• _PROBLEM TO SOLVE_
Pull out all lines from the listing below in which the word "React" appears.
········
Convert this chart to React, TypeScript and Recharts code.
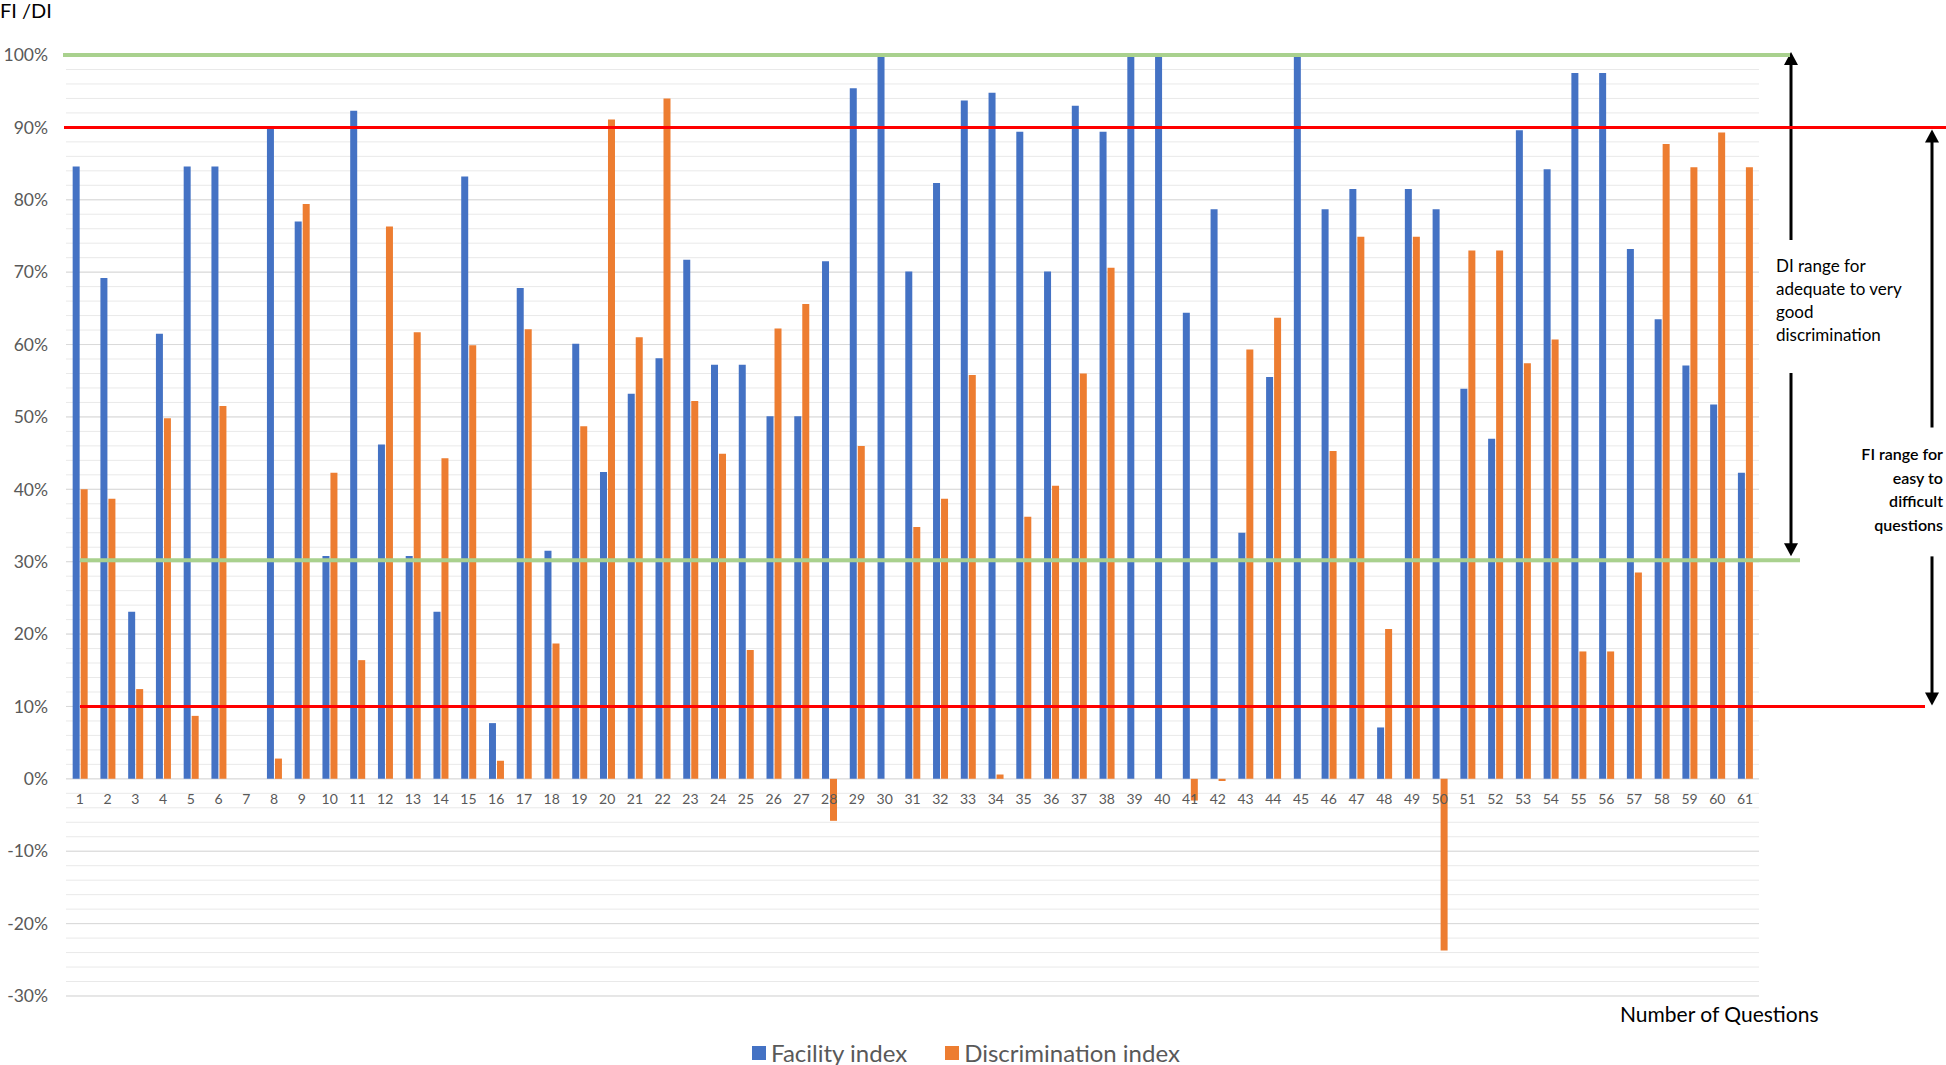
import React from "react";
import {
  ComposedChart,
  Bar,
  Line,
  XAxis,
  YAxis,
  CartesianGrid,
  ReferenceLine,
  ReferenceArea,
  Legend,
  LabelList,
} from "recharts";

const questions = [
  "1", "2", "3", "4", "5", "6", "7", "8", "9", "10",
  "11", "12", "13", "14", "15", "16", "17", "18", "19", "20",
  "21", "22", "23", "24", "25", "26", "27", "28", "29", "30",
  "31", "32", "33", "34", "35", "36", "37", "38", "39", "40",
  "41", "42", "43", "44", "45", "46", "47", "48", "49", "50",
  "51", "52", "53", "54", "55", "56", "57", "58", "59", "60", "61",
];

// percent values
const facilityIndex = [
  84.6, 69.2, 23.1, 61.5, 84.6, 84.6, 0, 89.8, 77.0, 30.8,
  92.3, 46.2, 30.8, 23.1, 83.2, 7.7, 67.8, 31.5, 60.1, 42.4,
  53.2, 58.1, 71.7, 57.2, 57.2, 50.1, 50.1, 71.5, 95.4, 100,
  70.1, 82.3, 93.7, 94.8, 89.4, 70.1, 93.0, 89.4, 100, 100,
  64.4, 78.7, 34.0, 55.5, 100, 78.7, 81.5, 7.1, 81.5, 78.7,
  53.9, 47.0, 89.6, 84.2, 97.5, 97.5, 73.2, 63.5, 57.1, 51.7, 42.3,
];

const discriminationIndex = [
  40.0, 38.7, 12.4, 49.8, 8.7, 51.5, 0, 2.8, 79.4, 42.3,
  16.4, 76.3, 61.7, 44.3, 59.9, 2.5, 62.1, 18.7, 48.7, 91.1,
  61.0, 94.0, 52.2, 44.9, 17.8, 62.2, 65.6, -5.8, 46.0, 0,
  34.8, 38.7, 55.8, 0.6, 36.2, 40.5, 56.0, 70.6, 0, 0,
  -3.0, -0.3, 59.3, 63.7, 0, 45.3, 74.9, 20.7, 74.9, -23.7,
  73.0, 73.0, 57.4, 60.7, 17.6, 17.6, 28.5, 87.7, 84.5, 89.3, 84.5,
];

const Y_MIN = -30;
const Y_MAX = 100;
const majorTicks = [-30, -20, -10, 0, 10, 20, 30, 40, 50, 60, 70, 80, 90, 100];
const minorTicks = Array.from({ length: 66 }, (_, i) => -30 + i * 2);

const legendOrder = ["Facility index", "Discrimination index"];
const diLines = ["DI range for", "adequate to very", "good", "discrimination"];
const fiLines = ["FI range for", "easy to", "difficult", "questions"];

const data = questions.map((q, i) => ({
  q,
  fi: facilityIndex[i],
  di: discriminationIndex[i],
  base: 0,
}));

const FONT = "Lato, 'Open Sans', sans-serif";
const W = 1946;
const H = 1065;
const BLUE = "#4472C4";
const ORANGE = "#ED7D31";
const GREEN = "#A9D18E";
const RED = "#FF0000";

// horizontal threshold line that runs past the plot area
const hLine = (color: string, width: number, startDx: number, endDx: number) =>
  (p: any) => (
    <line
      x1={p.x1 + startDx}
      x2={p.x2 + endDx}
      y1={p.y1}
      y2={p.y2}
      stroke={color}
      strokeWidth={width}
    />
  );

const upHead = (x: number, tip: number) => (
  <polygon points={`${x},${tip} ${x - 7},${tip + 13} ${x + 7},${tip + 13}`} fill="#000" />
);
const downHead = (x: number, tip: number) => (
  <polygon points={`${x},${tip} ${x - 7},${tip - 13} ${x + 7},${tip - 13}`} fill="#000" />
);

const DiArrow = (p: any) => {
  const ax = p.x + p.width + 32;
  const top = p.y;
  const bottom = p.y + p.height;
  return (
    <g>
      {upHead(ax, top - 3)}
      <line x1={ax} x2={ax} y1={top + 8} y2={top + 185} stroke="#000" strokeWidth={3} />
      {diLines.map((t, i) => (
        <text key={t} x={ax - 15} y={top + 217 + i * 23} fontFamily={FONT} fontSize={17} fill="#000">
          {t}
        </text>
      ))}
      <line x1={ax} x2={ax} y1={top + 318} y2={bottom - 14} stroke="#000" strokeWidth={3} />
      {downHead(ax, bottom - 4)}
    </g>
  );
};

const FiArrow = (p: any) => {
  const ax = p.x + p.width + 173;
  const top = p.y;
  const bottom = p.y + p.height;
  return (
    <g>
      {upHead(ax, top + 2)}
      <line x1={ax} x2={ax} y1={top + 12} y2={top + 300} stroke="#000" strokeWidth={3} />
      {fiLines.map((t, i) => (
        <text
          key={t}
          x={ax + 11}
          y={top + 333 + i * 23.5}
          textAnchor="end"
          fontFamily={FONT}
          fontSize={16}
          fontWeight={600}
          fill="#000"
        >
          {t}
        </text>
      ))}
      <line x1={ax} x2={ax} y1={top + 429} y2={bottom - 12} stroke="#000" strokeWidth={3} />
      {downHead(ax, bottom - 1)}
    </g>
  );
};

const renderLegend = (props: any) => {
  const items = (props.payload || [])
    .filter((e: any) => legendOrder.includes(e.value))
    .sort((a: any, b: any) => legendOrder.indexOf(a.value) - legendOrder.indexOf(b.value));
  return (
    <div
      style={{
        display: "flex",
        justifyContent: "center",
        gap: 38,
        fontFamily: FONT,
        fontSize: 24,
        color: "#595959",
        lineHeight: "30px",
        paddingRight: 14,
      }}
    >
      {items.map((e: any) => (
        <span key={e.value} style={{ display: "inline-flex", alignItems: "center" }}>
          <span
            style={{
              display: "inline-block",
              width: 14,
              height: 14,
              background: e.color,
              marginRight: 5,
            }}
          />
          {e.value}
        </span>
      ))}
    </div>
  );
};

// minor gridlines every 2%
const minorGrid = (props: any) => {
  const sc = props?.yAxis?.scale;
  if (typeof sc === "function") return minorTicks.map((t) => sc(t));
  const { top, height } = props.offset;
  return minorTicks.map((t) => top + (height * (Y_MAX - t)) / (Y_MAX - Y_MIN));
};

export default function App() {
  return (
    <div style={{ position: "relative", width: W, height: H, background: "#fff" }}>
      <style>{"body{margin:0}"}</style>
      <div
        style={{
          position: "absolute",
          left: 0,
          top: 0,
          fontFamily: FONT,
          fontSize: 20,
          lineHeight: "20px",
          color: "#000",
        }}
      >
        FI /DI
      </div>
      <div
        style={{
          position: "absolute",
          left: 1620,
          top: 1003,
          fontFamily: FONT,
          fontSize: 21,
          lineHeight: "22px",
          color: "#000",
        }}
      >
        Number of Questions
      </div>
      <ComposedChart
        width={W}
        height={H}
        data={data}
        margin={{ top: 55, right: 187, left: 16, bottom: 39 }}
        barCategoryGap="24%"
        barGap={1}
      >
        <XAxis dataKey="q" hide />
        <YAxis
          yAxisId="main"
          domain={[Y_MIN, Y_MAX]}
          ticks={majorTicks}
          width={50}
          axisLine={false}
          tickLine={false}
          tickSize={6}
          tickMargin={12}
          tickFormatter={(v) => `${v}%`}
          tick={{ fill: "#595959", fontSize: 17.5, fontFamily: FONT }}
        />
        <CartesianGrid
          yAxisId="main"
          vertical={false}
          stroke="#e9e9e9"
          horizontalCoordinatesGenerator={minorGrid}
        />
        <CartesianGrid yAxisId="main" vertical={false} stroke="#d9d9d9" />
        <Legend
          height={30}
          content={renderLegend}
          wrapperStyle={{ left: 0, width: W, top: 1038 }}
        />
        <Bar
          yAxisId="main"
          dataKey="fi"
          name="Facility index"
          fill={BLUE}
          legendType="square"
          isAnimationActive={false}
        />
        <Bar
          yAxisId="main"
          dataKey="di"
          name="Discrimination index"
          fill={ORANGE}
          legendType="square"
          isAnimationActive={false}
        />
        <Line
          yAxisId="main"
          dataKey="base"
          stroke="none"
          dot={false}
          activeDot={false}
          legendType="none"
          isAnimationActive={false}
        >
          <LabelList
            dataKey="q"
            position="bottom"
            offset={15}
            fill="#595959"
            fontSize={14}
            fontFamily={FONT}
          />
        </Line>
        <ReferenceLine yAxisId="main" y={100} shape={hLine(GREEN, 4, -3, 31)} />
        <ReferenceLine yAxisId="main" y={90} shape={hLine(RED, 3, -2, 190)} />
        <ReferenceLine yAxisId="main" y={30.2} shape={hLine(GREEN, 4, 14, 41)} />
        <ReferenceLine yAxisId="main" y={10} shape={hLine(RED, 3, 14, 166)} />
        <ReferenceArea yAxisId="main" y1={30.2} y2={100} shape={DiArrow} />
        <ReferenceArea yAxisId="main" y1={10} y2={90} shape={FiArrow} />
      </ComposedChart>
    </div>
  );
}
········
• _RESPONSE_
Convert this chart to React, TypeScript and Recharts code.
import React from "react";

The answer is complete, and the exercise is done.